The AP called the race for Tuberville at around 8:20 p.m. local time. Polls closed at 7 p.m.

Sessions held the Senate seat for 20 years, but left it to serve as attorney general under Trump, a move that made sense after Sessions was the first senator to back Trump's presidential bid. The relationship between Trump and Sessions soured when the attorney general wouldn't intervene in the investigation into Trump's campaign dealings with Russia.

Trump endorsed Tuberville in March and has repeatedly attacked Sessions on Twitter, urging Alabamians not to send his former attorney general back to Washington.

Polls had consistently shown Sessions trailing Tuberville, 65, an Arkansas native who has never held elected office before.

The winner of Tuesday's runoff will take on Jones, the most vulnerable Senate Democrat, in November.
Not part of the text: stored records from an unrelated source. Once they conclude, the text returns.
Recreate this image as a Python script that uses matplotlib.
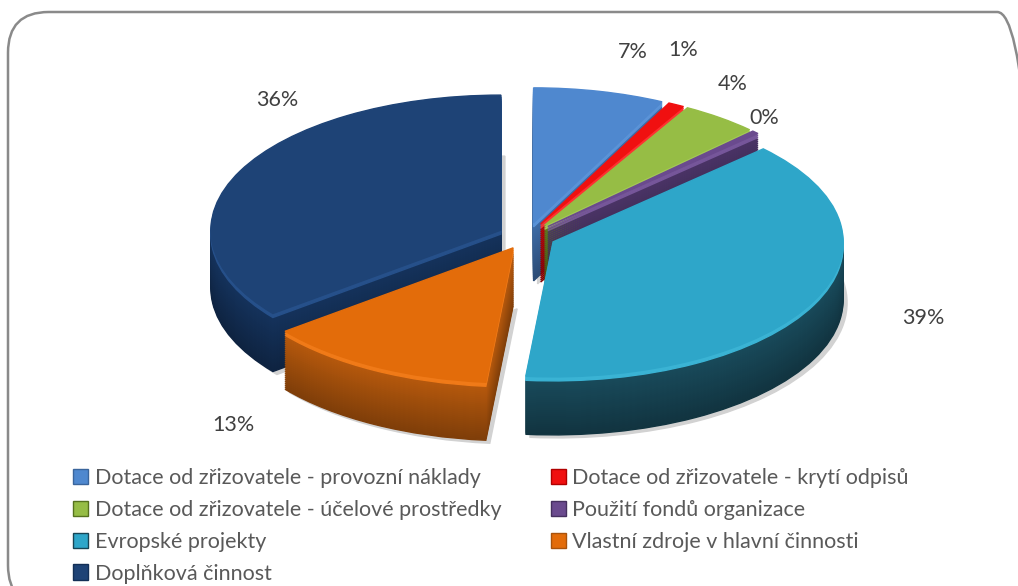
import numpy as np
import matplotlib.pyplot as plt
from matplotlib.patches import FancyBboxPatch, Patch
from matplotlib.colors import to_rgb

# slice data (percent share)
labels = ["Dotace od zřizovatele - provozní náklady",
          "Dotace od zřizovatele - krytí odpisů",
          "Dotace od zřizovatele - účelové prostředky",
          "Použití fondů organizace",
          "Evropské projekty",
          "Vlastní zdroje v hlavní činnosti",
          "Doplňková činnost"]
shares = [7.3, 0.9, 4.3, 0.4, 38.6, 12.9, 35.6]

top_colors = ["#4f88cf", "#f01010", "#96bd45", "#6a4a8e", "#2ea6c9", "#e36c0a", "#1e4376"]
side_colors = ["#3a659c", "#b00000", "#56721e", "#45305f", "#174555", "#a9530c", "#132f56"]
rim_colors = ["#5a93d8", "#ff3030", "#a4c955", "#76569a", "#3ab3d4", "#f07a18", "#26508a"]

# layout in pixels (figure is 1018 x 586)
W, H = 1018, 586
cx, cy = 527, 236      # pie centre
rx, ry = 290, 135      # ellipse half axes
depth = 58             # thickness of the disc
explode = [0.1] * len(shares)

plt.rcParams['font.family'] = ['Lato', 'DejaVu Sans']

fig = plt.figure(figsize=(W / 100, H / 100), dpi=100)
ax = fig.add_axes([0, 0, 1, 1])

def dy(px):
    return -px / ry

# soft shadow
ax.pie(shares, explode=explode, startangle=90, counterclock=False,
       colors=["#d2d2d2"] * len(shares), center=(4 / rx, dy(depth + 3)),
       wedgeprops=dict(linewidth=1, edgecolor="#d2d2d2"))

# side walls: stack of pies, darker to the bottom
step = 2
for off in range(depth, 0, -step):
    t = off / depth
    cols = [np.clip(np.array(to_rgb(sc)) * (1.1 - 0.35 * t), 0, 1) for sc in side_colors]
    if off <= 4:
        cols = rim_colors
    ax.pie(shares, explode=explode, startangle=90, counterclock=False,
           colors=cols, center=(0, dy(off)), wedgeprops=dict(linewidth=1))
    for w, c in zip(ax.patches[-len(shares):], cols):
        w.set_edgecolor(c)

# top face
wedges, _, pct = ax.pie(shares, explode=explode, startangle=90, counterclock=False,
                        colors=top_colors, autopct='%.0f%%',
                        wedgeprops=dict(linewidth=1),
                        textprops=dict(fontsize=15.5, color="#404040"))
for w, c in zip(wedges, top_colors):
    w.set_edgecolor(c)

ax.set_aspect('auto')
ax.set_xlim(-cx / rx, (W - cx) / rx)
ax.set_ylim(-(H - cy) / ry, cy / ry)
ax.axis('off')

# percentage labels placed where the original puts them (pixel coords)
label_px = [(633, 52), (683, 50), (733, 84), (764, 118), (923, 318), (233, 425), (277, 100)]
for t, (px, py) in zip(pct, label_px):
    t.set_position(((px - cx) / rx, (cy - py) / ry))
    t.set_ha('center')
    t.set_va('center')

# legend, row-wise order in two columns
handles = [Patch(facecolor=top_colors[i], edgecolor=side_colors[i], label=labels[i])
           for i in range(len(labels))]
order = [0, 2, 4, 6, 1, 3, 5]
fig.legend([handles[i] for i in order], [labels[i] for i in order],
           ncol=2, loc='upper left', bbox_to_anchor=(73 / W, 1 - 468 / H),
           frameon=False, fontsize=15.5, labelcolor="#595959",
           handlelength=0.7, handleheight=0.7, handletextpad=0.3,
           columnspacing=2.3, labelspacing=0.55, borderaxespad=0, borderpad=0)

# rounded chart border
box = FancyBboxPatch((8 / W, -20 / H), 1030 / W, (H - 12 + 20) / H,
                     boxstyle="round,pad=0,rounding_size=0.04",
                     transform=fig.transFigure, facecolor="none",
                     edgecolor="#8a8a8a", linewidth=1.8, mutation_aspect=W / H)
fig.patches.append(box)

plt.savefig("out.png", dpi=100)
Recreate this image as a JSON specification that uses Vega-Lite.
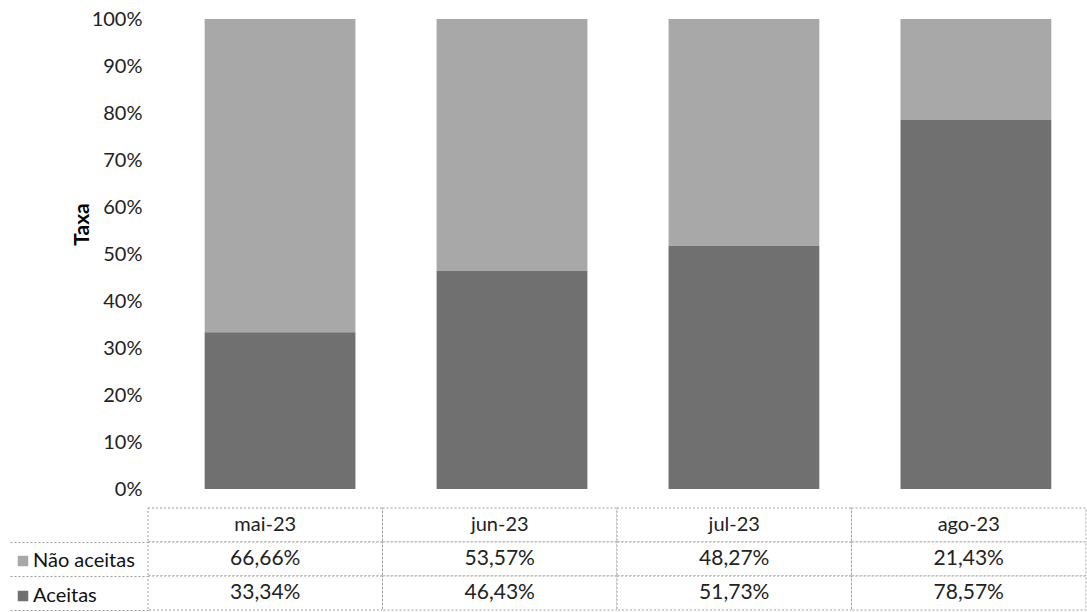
{
  "$schema": "https://vega.github.io/schema/vega-lite/v6.json",
  "padding": {"left": 7, "top": 9, "right": 0, "bottom": 0},
  "config": {
    "view": {"stroke": null},
    "font": "Lato",
    "locale": {"number": {"decimal": ",", "thousands": ".", "grouping": [3], "currency": ["R$", ""]}}
  },
  "datasets": {
    "dados": [
      {"mes": "mai-23", "serie": "Não aceitas", "valor": 0.6666},
      {"mes": "mai-23", "serie": "Aceitas", "valor": 0.3334},
      {"mes": "jun-23", "serie": "Não aceitas", "valor": 0.5357},
      {"mes": "jun-23", "serie": "Aceitas", "valor": 0.4643},
      {"mes": "jul-23", "serie": "Não aceitas", "valor": 0.4827},
      {"mes": "jul-23", "serie": "Aceitas", "valor": 0.5173},
      {"mes": "ago-23", "serie": "Não aceitas", "valor": 0.2143},
      {"mes": "ago-23", "serie": "Aceitas", "valor": 0.7857}
    ]
  },
  "bounds": "flush",
  "spacing": 19,
  "resolve": {"scale": {"color": "independent", "x": "independent", "y": "independent"}},
  "vconcat": [
    {
      "width": 938,
      "height": 470,
      "data": {"name": "dados"},
      "mark": {"type": "bar"},
      "encoding": {
        "x": {
          "field": "mes", "type": "nominal",
          "sort": ["mai-23", "jun-23", "jul-23", "ago-23"],
          "scale": {"paddingInner": 0.35, "paddingOuter": 0.197, "align": 0.62},
          "axis": null
        },
        "y": {
          "field": "valor", "type": "quantitative", "stack": "zero",
          "scale": {"domain": [0, 1]},
          "axis": {
            "values": [0, 0.1, 0.2, 0.3, 0.4, 0.5, 0.6, 0.7, 0.8, 0.9, 1],
            "format": ".0%",
            "ticks": false, "domain": false, "grid": false,
            "labelPadding": 6, "labelFontSize": 20, "labelColor": "#222",
            "title": "Taxa", "titleFontSize": 21, "titleFontWeight": "bold",
            "titleColor": "#000", "titleX": -56, "titleY": 205
          }
        },
        "color": {
          "field": "serie", "type": "nominal",
          "scale": {"domain": ["Não aceitas", "Aceitas"], "range": ["#a8a8a8", "#707070"]},
          "legend": null
        },
        "order": {"field": "serie", "sort": "ascending"}
      }
    },
    {
      "width": 938,
      "height": 102,
      "data": {"name": "dados"},
      "encoding": {
        "x": {
          "field": "mes", "type": "nominal",
          "sort": ["mai-23", "jun-23", "jul-23", "ago-23"],
          "scale": {"paddingInner": 0, "paddingOuter": 0},
          "axis": null
        }
      },
      "layer": [
        {
          "transform": [{"filter": "datum.serie === 'Aceitas'"}],
          "mark": {"type": "rect", "fill": "white", "stroke": "#a0a0a0", "strokeDash": [2, 2], "strokeWidth": 1},
          "encoding": {
            "y": {
              "datum": "mês", "type": "nominal",
              "scale": {"domain": ["mês", "Não aceitas", "Aceitas"], "paddingInner": 0, "paddingOuter": 0},
              "axis": {
                "title": null, "labels": false, "domain": false,
                "bandPosition": 1, "tickSize": 140, "tickColor": "#a0a0a0",
                "tickDash": [2, 2], "tickWidth": 1
              }
            }
          }
        },
        {
          "mark": {"type": "rect", "fill": "white", "stroke": "#a0a0a0", "strokeDash": [2, 2], "strokeWidth": 1},
          "encoding": {"y": {"field": "serie", "type": "nominal"}}
        },
        {
          "transform": [{"filter": "datum.serie === 'Aceitas'"}],
          "mark": {"type": "text", "fontSize": 20, "color": "#222"},
          "encoding": {
            "y": {"datum": "mês", "type": "nominal"},
            "text": {"field": "mes"}
          }
        },
        {
          "mark": {"type": "text", "fontSize": 21, "color": "#222"},
          "encoding": {
            "y": {"field": "serie", "type": "nominal"},
            "text": {"field": "valor", "type": "quantitative", "format": ".2%"}
          }
        },
        {
          "mark": {"type": "square", "opacity": 0},
          "encoding": {
            "y": {"field": "serie", "type": "nominal"},
            "color": {
              "field": "serie", "type": "nominal",
              "scale": {"domain": ["Não aceitas", "Aceitas"], "range": ["#a8a8a8", "#707070"]},
              "legend": {
                "orient": "none", "legendX": -135, "legendY": 43,
                "title": null, "symbolType": "square", "symbolSize": 110,
                "symbolStrokeWidth": 0, "symbolOpacity": 1,
                "labelFontSize": 20, "labelColor": "#111", "labelOffset": 0,
                "rowPadding": 15, "labelFont": "Lato"
              }
            }
          }
        }
      ]
    }
  ]
}
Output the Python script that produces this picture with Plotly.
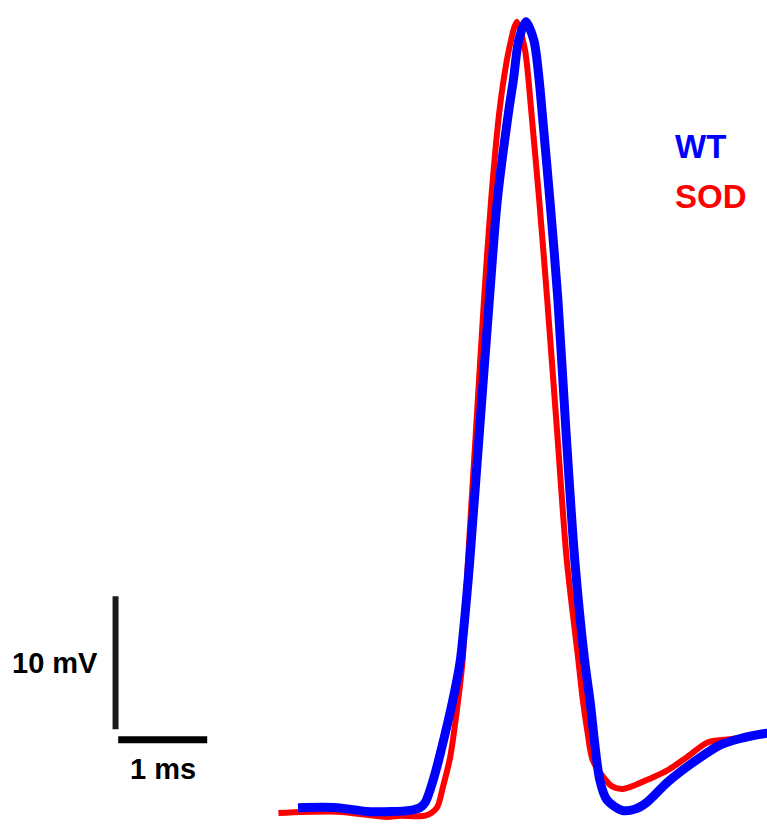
import plotly.graph_objects as go

# Time (ms) and membrane potential (mV)
wt_t = [0.00, 0.44, 0.81, 1.26, 1.37, 1.43, 1.52, 1.60, 1.74, 1.82, 1.88, 1.93,
        2.04, 2.15, 2.24, 2.37, 2.42, 2.48, 2.56, 2.65, 2.71, 2.74, 2.83, 2.92, 3.01,
        3.11, 3.22, 3.28, 3.39, 3.47, 3.64, 3.79, 3.92, 4.15, 4.44, 4.74, 4.97,
        5.27, 5.40]
wt_v = [-69.9, -69.9, -70.2, -70.1, -69.9, -69.5, -67.8, -65.8, -61.8, -59.0,
        -55.2, -51.3, -41.5, -31.7, -24.2, -17.4, -15.2, -12.2, -10.8, -12.2, -15.2,
        -17.4, -24.2, -31.7, -41.5, -51.3, -58.8, -61.8, -67.8, -69.3, -70.1,
        -70.0, -69.5, -68.0, -66.5, -65.2, -64.7, -64.3, -64.2]

sod_t = [-0.22, 0.44, 1.00, 1.15, 1.43, 1.56, 1.63, 1.71, 1.80, 1.85, 1.91, 2.00,
         2.09, 2.17, 2.26, 2.31, 2.37, 2.46, 2.55, 2.59, 2.61, 2.71, 2.80, 2.91, 3.02,
         3.15, 3.20, 3.25, 3.31, 3.43, 3.53, 3.65, 3.96, 4.15, 4.37, 4.60, 4.78, 5.02, 5.27]
sod_v = [-70.3, -70.2, -70.6, -70.5, -70.5, -69.9, -68.3, -66.1, -61.8, -58.8,
         -51.3, -41.5, -31.7, -24.2, -17.7, -15.2, -12.9, -10.8, -12.9, -15.2, -16.7,
         -24.2, -31.7, -41.5, -51.3, -58.8, -61.8, -64.1, -66.3, -67.6, -68.3, -68.5,
         -67.7, -67.1, -66.1, -65.0, -64.8, -64.6, -64.3]

labels = ["WT", "SOD"]
colors = ["#0000FF", "#FF0000"]

# scale bar: 1 ms, 10 mV
bar_ms = 1.0
bar_mv = 10.0
bar_x0 = -2.05
bar_y0 = -64.8

fig = go.Figure()
fig.add_trace(go.Scatter(x=sod_t, y=sod_v, mode="lines", name=labels[1],
                         line=dict(color=colors[1], width=6, shape="spline", smoothing=0.8)))
fig.add_trace(go.Scatter(x=wt_t, y=wt_v, mode="lines", name=labels[0],
                         line=dict(color=colors[0], width=9, shape="spline", smoothing=0.8)))

# scale bars
fig.add_trace(go.Scatter(x=[bar_x0, bar_x0], y=[bar_y0 + 0.8, bar_y0 + 0.8 + bar_mv],
                         mode="lines", line=dict(color="#1a1a1a", width=6), hoverinfo="skip"))
fig.add_trace(go.Scatter(x=[bar_x0 + 0.03, bar_x0 + 0.03 + bar_ms], y=[bar_y0, bar_y0],
                         mode="lines", line=dict(color="#000000", width=7), hoverinfo="skip"))

font = "Liberation Sans, Arial, sans-serif"
fig.add_annotation(x=bar_x0 - 0.18, y=bar_y0 + 0.8 + bar_mv / 2, xref="x", yref="y",
                   text="<b>10 mV</b>", showarrow=False, xanchor="right", yanchor="middle",
                   font=dict(family=font, size=29, color="#000000"))
fig.add_annotation(x=bar_x0 + 0.03 + bar_ms / 2, y=bar_y0 - 2.2, xref="x", yref="y",
                   text="<b>1 ms</b>", showarrow=False, xanchor="center", yanchor="middle",
                   font=dict(family=font, size=29, color="#000000"))

fig.add_annotation(x=673 / 767, y=1 - 146 / 824, xref="paper", yref="paper",
                   text="<b>" + labels[0] + "</b>", showarrow=False, xanchor="left",
                   yanchor="middle", font=dict(family=font, size=33, color=colors[0]))
fig.add_annotation(x=673 / 767, y=1 - 196 / 824, xref="paper", yref="paper",
                   text="<b>" + labels[1] + "</b>", showarrow=False, xanchor="left",
                   yanchor="middle", font=dict(family=font, size=33, color=colors[1]))

fig.update_layout(
    width=767, height=824,
    margin=dict(l=0, r=0, t=0, b=0),
    paper_bgcolor="white", plot_bgcolor="white",
    showlegend=False,
    xaxis=dict(range=[-298 / 89, 469 / 89], visible=False, fixedrange=True),
    yaxis=dict(range=[-15 / 13.3 - 70, 809 / 13.3 - 70], visible=False, fixedrange=True),
)

fig.write_html("out.html")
Jones won his seat in 2017 in a special election to replace Sessions after Trump tapped him to be his first attorney general.

Sessions was forced out as attorney general after months of public anger from Trump over his decision to recuse himself from the investigation conducted by Robert Mueller into Russian efforts to influence the 2016 campaign — a move the president never forgave him for.

Since Sessions announced he was running for the Senate seat, he has spent much of his time trying to convince his former constituents that despite Trump's repeated attacks against him — from calling him "slime" to "not mentally qualified" to "the biggest mistake" of his presidency — he can still be trusted to defend the president.

Political strategists had said that Tuberville's outsider status and his time as head football coach at Auburn could help carry him to a win on Tuesday.

"The outsider is now who has the upper hand in every race these days," said David Mowery, a political strategist based in Montgomery who has worked for both Republicans and Democrats. "It's hard to turn that into a negative in 2020 Republican primaries."

Tuberville is also remembered "fondly from a time when Auburn football was successful," said David Hughes, a political science professor at Auburn University at Montgomery, "and people in the South really do take SEC football seriously."

Sessions and Tuberville entered the runoff after neither won a majority in the March 3 primary, with Tuberville leading with 33.4 percent of the vote and Sessions coming in second at 31.6 percent. The runoff was initially scheduled for March 31 but was delayed due to the coronavirus pandemic, prolonging the race by more than three months.